*DATA ROWS*:
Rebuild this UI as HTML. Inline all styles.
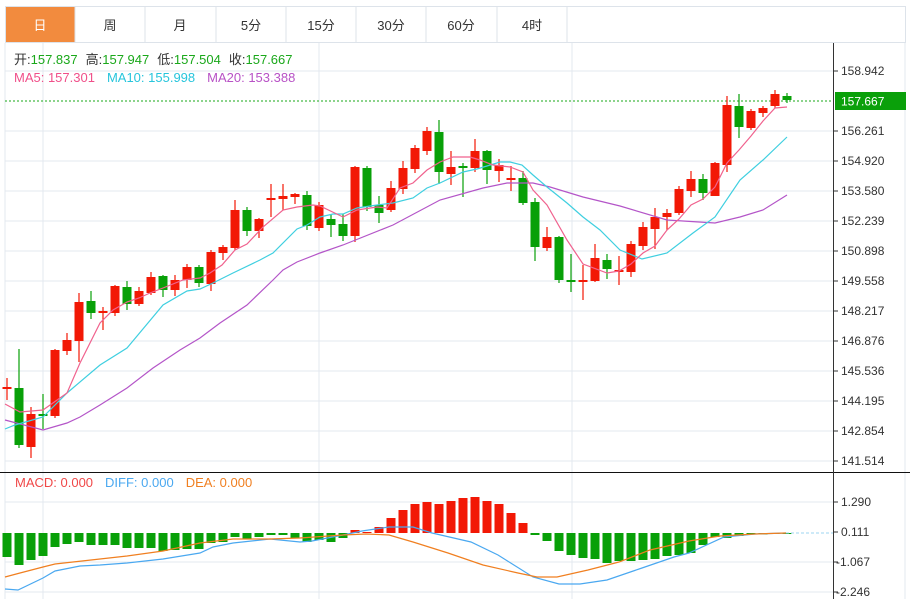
<!DOCTYPE html>
<html><head><meta charset="utf-8"><style>
body{margin:0;background:#fff;width:910px;height:599px;overflow:hidden;font-family:"Liberation Sans","Noto Sans CJK SC",sans-serif}
svg{position:absolute;left:0;top:0}
</style></head><body>
<svg width="910" height="599" viewBox="0 0 910 599" xmlns="http://www.w3.org/2000/svg" font-family="Liberation Sans, Noto Sans CJK SC, sans-serif">
<!-- tabs -->
<rect x="5" y="7" width="70" height="35" fill="#f28b3e"/>
<g stroke="#dde3ea" fill="none"><rect x="5.5" y="6.5" width="900" height="36"/>
<line x1="145" y1="7" x2="145" y2="42"/><line x1="216" y1="7" x2="216" y2="42"/><line x1="286" y1="7" x2="286" y2="42"/><line x1="356" y1="7" x2="356" y2="42"/><line x1="426" y1="7" x2="426" y2="42"/><line x1="497" y1="7" x2="497" y2="42"/><line x1="567" y1="7" x2="567" y2="42"/>
<line x1="75" y1="7" x2="75" y2="42"/></g>
<g font-size="13" text-anchor="middle" fill="#333"><text x="40" y="30" fill="#fff">日</text><text x="110" y="30">周</text><text x="180" y="30">月</text><text x="251" y="30">5分</text><text x="321" y="30">15分</text><text x="391" y="30">30分</text><text x="461" y="30">60分</text><text x="532" y="30">4时</text></g>
<!-- grid -->
<g stroke="#e3e9ef" stroke-width="1">
<line x1="5" y1="71" x2="833" y2="71"/><line x1="5" y1="131" x2="833" y2="131"/><line x1="5" y1="161" x2="833" y2="161"/><line x1="5" y1="191" x2="833" y2="191"/><line x1="5" y1="221" x2="833" y2="221"/><line x1="5" y1="251" x2="833" y2="251"/><line x1="5" y1="281" x2="833" y2="281"/><line x1="5" y1="311" x2="833" y2="311"/><line x1="5" y1="341" x2="833" y2="341"/><line x1="5" y1="371" x2="833" y2="371"/><line x1="5" y1="401" x2="833" y2="401"/><line x1="5" y1="431" x2="833" y2="431"/><line x1="5" y1="461" x2="833" y2="461"/>
<line x1="5" y1="502" x2="833" y2="502"/><line x1="5" y1="562" x2="833" y2="562"/><line x1="5" y1="592" x2="833" y2="592"/>
<line x1="43" y1="43" x2="43" y2="599"/><line x1="319" y1="43" x2="319" y2="599"/><line x1="572" y1="43" x2="572" y2="599"/>
<line x1="5" y1="43" x2="5" y2="599"/><line x1="905" y1="43" x2="905" y2="599"/>
</g>
<line x1="0" y1="472.5" x2="910" y2="472.5" stroke="#111"/>
<line x1="833.5" y1="43" x2="833.5" y2="599" stroke="#333"/>
<g stroke="#333"><line x1="833" y1="71" x2="838" y2="71"/><line x1="833" y1="131" x2="838" y2="131"/><line x1="833" y1="161" x2="838" y2="161"/><line x1="833" y1="191" x2="838" y2="191"/><line x1="833" y1="221" x2="838" y2="221"/><line x1="833" y1="251" x2="838" y2="251"/><line x1="833" y1="281" x2="838" y2="281"/><line x1="833" y1="311" x2="838" y2="311"/><line x1="833" y1="341" x2="838" y2="341"/><line x1="833" y1="371" x2="838" y2="371"/><line x1="833" y1="401" x2="838" y2="401"/><line x1="833" y1="431" x2="838" y2="431"/><line x1="833" y1="461" x2="838" y2="461"/><line x1="833" y1="502" x2="838" y2="502"/><line x1="833" y1="532" x2="838" y2="532"/><line x1="833" y1="562" x2="838" y2="562"/><line x1="833" y1="592" x2="838" y2="592"/></g>
<g font-size="12" fill="#333">
<text x="841" y="75">158.942</text><text x="841" y="135">156.261</text><text x="841" y="165">154.920</text><text x="841" y="195">153.580</text><text x="841" y="225">152.239</text><text x="841" y="255">150.898</text><text x="841" y="285">149.558</text><text x="841" y="315">148.217</text><text x="841" y="345">146.876</text><text x="841" y="375">145.536</text><text x="841" y="405">144.195</text><text x="841" y="435">142.854</text><text x="841" y="465">141.514</text>
<text x="841" y="506">1.290</text><text x="841" y="536">0.111</text><text x="836" y="566">-1.067</text><text x="836" y="596">-2.246</text>
</g>
<line x1="5" y1="101" x2="833" y2="101" stroke="#1aa81a" stroke-dasharray="2,2"/>
<rect x="835" y="92" width="71" height="18" fill="#0aa00a"/>
<text x="841" y="105.5" font-size="12" fill="#fff">157.667</text>
<!-- legends -->
<g font-size="13"><text x="14" y="64"><tspan fill="#333">开:</tspan><tspan fill="#1aa81a">157.837</tspan><tspan fill="#333" dx="8">高:</tspan><tspan fill="#1aa81a">157.947</tspan><tspan fill="#333" dx="8">低:</tspan><tspan fill="#1aa81a">157.504</tspan><tspan fill="#333" dx="8">收:</tspan><tspan fill="#1aa81a">157.667</tspan></text>
<text x="14" y="82"><tspan fill="#f0508a">MA5: 157.301</tspan><tspan fill="#27c5dc" dx="12">MA10: 155.998</tspan><tspan fill="#b852c6" dx="12">MA20: 153.388</tspan></text>
<text x="15" y="487"><tspan fill="#f04848">MACD: 0.000</tspan><tspan fill="#4aa8f0" dx="12">DIFF: 0.000</tspan><tspan fill="#f07f20" dx="12">DEA: 0.000</tspan></text></g>
<!-- candles -->
<g id="c"></g>
<!-- MA lines -->
<polyline fill="none" stroke="#b455c8" stroke-width="1.2" points="5,420 43,430 67,423 80,417 100,405 127,388 153,368 180,350 200,338 220,323 247,305 273,280 283,270 297,262 320,253 343,245 393,225 440,200 483,188 507,183 533,183 550,187 583,197 620,206 667,220 715,223 740,217 763,210 787,195"/>
<polyline fill="none" stroke="#3fcfe0" stroke-width="1.2" points="5,429 15,425 43,417 67,393 100,365 127,348 163,305 187,291 200,289 213,283 233,273 260,260 273,253 297,229 307,225 320,217 333,214 343,214 357,208 377,205 393,203 413,198 427,188 440,183 463,172 477,169 487,166 500,162 510,162 522,165 533,175 547,187 567,203 583,217 600,230 620,250 642,259 667,253 693,233 715,217 740,180 763,160 787,137"/>
<polyline fill="none" stroke="#f0628e" stroke-width="1.2" points="5,404 20,412 43,410 67,393 80,363 100,323 113,310 127,302 139,298 150,293 163,288 183,280 200,278 210,273 222,265 235,250 247,244 263,227 283,210 297,207 313,205 320,206 343,217 357,210 377,207 387,208 400,188 413,183 427,170 440,162 453,157 470,157 480,160 493,165 510,167 523,172 533,190 547,205 567,240 583,264 607,273 619,271 631,264 643,253 655,246 667,230 679,219 691,205 703,199 715,187 727,163 739,150 751,136 763,121 775,108 787,107"/>
<!-- macd -->
<g id="h"></g>
<line x1="786" y1="533" x2="833" y2="533" stroke="#9cd4f0" stroke-dasharray="3,2"/>
<polyline fill="none" stroke="#4aa8f0" stroke-width="1.2" points="5,589 18,590 43,578 55,571 80,566 100,565 127,563 163,559 200,553 213,547 233,543 270,539 300,542 312,541 343,535 362,531 389,527 413,527 432,533 471,542 498,555 533,577 559,584 580,584 607,580 642,568 674,557 689,553 724,537 755,534 786,533"/>
<polyline fill="none" stroke="#f07f20" stroke-width="1.2" points="5,577 20,573 43,567 55,564 100,559 127,556 163,551 200,543 233,539 270,539 300,538 343,535 366,534 389,535 413,542 448,553 483,565 518,573 537,577 557,577 588,570 619,562 650,550 689,541 720,536 755,534 786,533"/>
</svg>
<script>
var C=[[7,'r',387,389,378,400],[19,'g',388,445,349,448],[31,'r',414,447,407,458],[43,'g',414,416,394,429],[55,'r',350,416,349,418],[67,'r',340,351,333,355],[79,'r',302,341,293,362],[91,'g',301,313,291,319],[103,'r',311,313,307,330],[115,'r',286,313,285,316],[127,'g',287,304,281,310],[139,'r',291,304,287,306],[151,'r',277,293,272,295],[163,'g',276,290,275,297],[175,'r',280,290,275,296],[187,'r',267,280,264,288],[199,'g',267,283,265,287],[211,'r',252,284,250,291],[223,'r',247,253,245,260],[235,'r',210,248,200,250],[247,'g',210,231,207,236],[259,'r',219,231,218,238],[271,'r',198,200,184,217],[283,'r',196,199,184,210],[295,'r',194,197,193,204],[307,'g',195,226,191,230],[319,'r',205,228,202,231],[331,'g',219,225,214,237],[343,'g',224,236,214,241],[355,'r',167,236,166,242],[367,'g',168,207,166,211],[379,'g',205,213,196,223],[391,'r',188,210,181,212],[403,'r',168,189,161,194],[415,'r',148,169,145,173],[427,'r',131,151,127,155],[439,'g',132,172,120,184],[451,'r',167,174,151,185],[463,'g',166,168,163,197],[475,'r',151,168,139,172],[487,'g',151,170,150,184],[499,'r',165,171,159,182],[511,'r',178,180,166,191],[523,'g',178,203,171,205],[535,'g',202,247,198,261],[547,'r',237,248,227,251],[559,'g',237,280,236,283],[571,'g',280,282,254,292],[583,'r',280,282,265,300],[595,'r',258,281,244,282],[607,'g',260,269,254,279],[619,'r',270,272,256,285],[631,'r',244,272,241,277],[643,'r',227,246,222,250],[655,'r',217,229,208,249],[667,'r',213,217,209,230],[679,'r',189,213,186,215],[691,'r',179,191,171,197],[703,'g',179,193,174,200],[715,'r',163,196,162,196],[727,'r',105,165,96,172],[739,'g',106,127,94,138],[751,'r',111,128,109,130],[763,'r',108,113,106,117],[775,'r',94,106,90,108],[787,'g',96,100,93,103]];
var H=[557,565,560,556,547,544,542,545,545,545,548,548,548,551,550,549,549,543,542,537,539,537,535,535,538,542,540,542,538,530,532,527,518,510,504,502,504,501,498,497,501,504,513,523,535,541,551,555,558,559,563,561,561,560,559,556,555,553,545,537,538,536,534.5,534.5,534,534];
var s='',t='';
C.forEach(function(c,i){var col=c[1]=='r'?'#f21805':'#08a008';
s+='<line x1="'+c[0]+'" x2="'+c[0]+'" y1="'+c[4]+'" y2="'+c[5]+'" stroke="'+col+'" stroke-width="1.2"/>';
s+='<rect x="'+(c[0]-4.5)+'" y="'+c[2]+'" width="9" height="'+Math.max(c[3]-c[2],1.5)+'" fill="'+col+'"/>';
var v=H[i],z=533,hc=v<z?'#f21805':'#08a008';
t+='<rect x="'+(c[0]-4.5)+'" y="'+Math.min(v,z)+'" width="9" height="'+Math.max(Math.abs(v-z),1)+'" fill="'+hc+'"/>';});
document.getElementById('c').innerHTML=s;document.getElementById('h').innerHTML=t;
</script>
</body></html>
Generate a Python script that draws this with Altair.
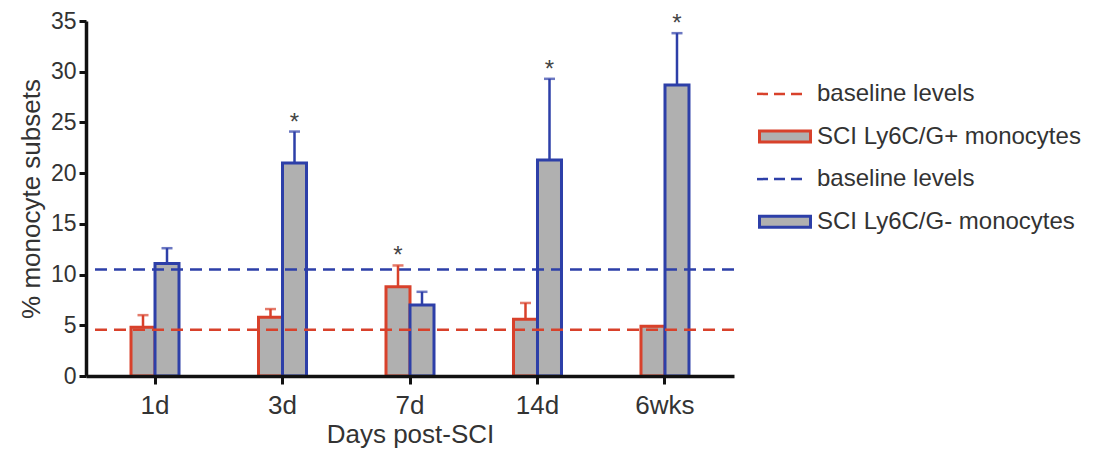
import altair as alt
import pandas as pd

# ---- data ----
days = ["1d", "3d", "7d", "14d", "6wks"]
subsets = ["SCI Ly6C/G+ monocytes", "SCI Ly6C/G- monocytes"]
pos_mean = [4.8, 5.8, 8.8, 5.6, 4.9]
pos_upper = [6.0, 6.6, 10.9, 7.2, 4.9]
neg_mean = [11.1, 21.0, 7.0, 21.3, 28.7]
neg_upper = [12.6, 24.1, 8.3, 29.3, 33.8]
pos_sig = [False, False, True, False, False]
neg_sig = [False, True, False, True, True]
baseline_pos = 4.55
baseline_neg = 10.5
y_ticks = [0, 5, 10, 15, 20, 25, 30, 35]

legend_items = ["bpos", "spos", "bneg", "sneg"]
legend_labels = ["baseline levels", "SCI Ly6C/G+ monocytes", "baseline levels", "SCI Ly6C/G- monocytes"]
legend_kinds = ["line", "box", "line", "box"]

RED = "#d8412b"
BLUE = "#2d3fa8"
HATCH = "#b0b0b0"
FONT = "Liberation Sans"

rows = []
for i, d in enumerate(days):
    rows.append(dict(day=d, subset=subsets[0], mean=pos_mean[i], upper=pos_upper[i], sig=pos_sig[i]))
    rows.append(dict(day=d, subset=subsets[1], mean=neg_mean[i], upper=neg_upper[i], sig=neg_sig[i]))
df = pd.DataFrame(rows)

base_df = pd.DataFrame({"subset": subsets, "level": [baseline_pos, baseline_neg]})

color_scale = alt.Scale(domain=subsets, range=[RED, BLUE])

x_enc = alt.X(
    "day:N", sort=days,
    scale=alt.Scale(paddingInner=0.6235, paddingOuter=0.353),
    axis=alt.Axis(title="Days post-SCI", labelAngle=0, labelFontSize=26, labelColor="#333",
                  labelPadding=8, tickSize=8, tickWidth=3, tickColor="#111",
                  domainColor="#111", domainWidth=3.5, titleFontSize=26,
                  titleFontWeight="normal", titleColor="#333", titlePadding=3, zindex=1),
)
xo_enc = alt.XOffset("subset:N", sort=subsets,
                     scale=alt.Scale(domain=subsets, paddingInner=0, paddingOuter=0))
y_scale = alt.Scale(domain=[0, 35], nice=False)
y_axis = alt.Axis(title="% monocyte subsets", values=y_ticks, grid=False, labelFontSize=23,
                  labelColor="#333", labelPadding=3, tickSize=7, tickWidth=3, tickColor="#111",
                  domainColor="#111", domainWidth=3.5, titleFontSize=26, titleFontWeight="normal",
                  titleColor="#333", titlePadding=6, zindex=1)

base = alt.Chart(df)

bars = base.mark_bar(fill=HATCH, strokeWidth=3).encode(
    x=x_enc, xOffset=xo_enc,
    y=alt.Y("mean:Q", scale=y_scale, axis=y_axis),
    stroke=alt.Stroke("subset:N", scale=color_scale, legend=None),
)

baselines = alt.Chart(base_df).mark_rule(strokeWidth=2.5, strokeDash=[12, 7]).encode(
    y=alt.Y("level:Q", scale=y_scale),
    color=alt.Color("subset:N", scale=color_scale, legend=None),
)

err = base.mark_rule(strokeWidth=2.5).encode(
    x=alt.X("day:N", sort=days), xOffset=xo_enc,
    y=alt.Y("mean:Q", scale=y_scale), y2="upper:Q",
    color=alt.Color("subset:N", scale=color_scale, legend=None),
)

caps = base.mark_tick(thickness=2.5, size=11).encode(
    x=alt.X("day:N", sort=days), xOffset=xo_enc,
    y=alt.Y("upper:Q", scale=y_scale),
    color=alt.Color("subset:N", scale=color_scale, legend=None),
)

stars = base.transform_filter("datum.sig").mark_text(
    text="*", fontSize=24, color="#444", baseline="alphabetic", dy=-2, font=FONT
).encode(
    x=alt.X("day:N", sort=days), xOffset=xo_enc,
    y=alt.Y("upper:Q", scale=y_scale),
)

main = alt.layer(bars, baselines, err, caps, stars).properties(width=648, height=355)

# ---- custom legend panel ----
leg_df = pd.DataFrame({
    "item": legend_items, "label": legend_labels, "kind": legend_kinds,
    "col": [RED, RED, BLUE, BLUE],
})
leg_domain = ["_spacer"] + legend_items
ly = alt.Y("item:N", sort=leg_domain,
           scale=alt.Scale(type="point", domain=leg_domain, padding=0.71), axis=None)
leg = alt.Chart(leg_df)
leg_lines = leg.transform_filter("datum.kind == 'line'").mark_rule(
    strokeWidth=2.5, strokeDash=[11, 6]).encode(
    x=alt.value(3), x2=alt.value(53), y=ly, color=alt.Color("col:N", scale=None))
leg_box_outer = leg.transform_filter("datum.kind == 'box'").mark_rule(
    strokeWidth=14, strokeCap="butt").encode(
    x=alt.value(4), x2=alt.value(58), y=ly, color=alt.Color("col:N", scale=None))
leg_box_inner = leg.transform_filter("datum.kind == 'box'").mark_rule(
    strokeWidth=8, strokeCap="butt", color=HATCH).encode(
    x=alt.value(7), x2=alt.value(55), y=ly)
leg_text = leg.mark_text(align="left", baseline="middle", fontSize=24, color="#333", font=FONT).encode(
    x=alt.value(63), y=ly, text="label:N")

legend = alt.layer(leg_lines, leg_box_outer, leg_box_inner, leg_text).properties(width=340, height=231)

chart = alt.hconcat(main, legend, spacing=20, bounds="flush").properties(
    padding={"left": 18, "top": 10, "right": 5, "bottom": 5}
).configure(font=FONT, view=alt.ViewConfig(stroke=None))

chart.save("out.html", embed_options={"renderer": "svg", "actions": False})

*SET EXERCISE*:
In the listing above, find the line containing "Generate a Python" and the line containing "color_scale = alt.Scale(domain=subsets, range=[RED, BLUE])". Reproduce those lines and all between them exactly, with no pictures and nothing more.

*EXERCISE OUTPUT*:
Generate a Python script that draws this with Altair.
import altair as alt
import pandas as pd

# ---- data ----
days = ["1d", "3d", "7d", "14d", "6wks"]
subsets = ["SCI Ly6C/G+ monocytes", "SCI Ly6C/G- monocytes"]
pos_mean = [4.8, 5.8, 8.8, 5.6, 4.9]
pos_upper = [6.0, 6.6, 10.9, 7.2, 4.9]
neg_mean = [11.1, 21.0, 7.0, 21.3, 28.7]
neg_upper = [12.6, 24.1, 8.3, 29.3, 33.8]
pos_sig = [False, False, True, False, False]
neg_sig = [False, True, False, True, True]
baseline_pos = 4.55
baseline_neg = 10.5
y_ticks = [0, 5, 10, 15, 20, 25, 30, 35]

legend_items = ["bpos", "spos", "bneg", "sneg"]
legend_labels = ["baseline levels", "SCI Ly6C/G+ monocytes", "baseline levels", "SCI Ly6C/G- monocytes"]
legend_kinds = ["line", "box", "line", "box"]

RED = "#d8412b"
BLUE = "#2d3fa8"
HATCH = "#b0b0b0"
FONT = "Liberation Sans"

rows = []
for i, d in enumerate(days):
    rows.append(dict(day=d, subset=subsets[0], mean=pos_mean[i], upper=pos_upper[i], sig=pos_sig[i]))
    rows.append(dict(day=d, subset=subsets[1], mean=neg_mean[i], upper=neg_upper[i], sig=neg_sig[i]))
df = pd.DataFrame(rows)

base_df = pd.DataFrame({"subset": subsets, "level": [baseline_pos, baseline_neg]})

color_scale = alt.Scale(domain=subsets, range=[RED, BLUE])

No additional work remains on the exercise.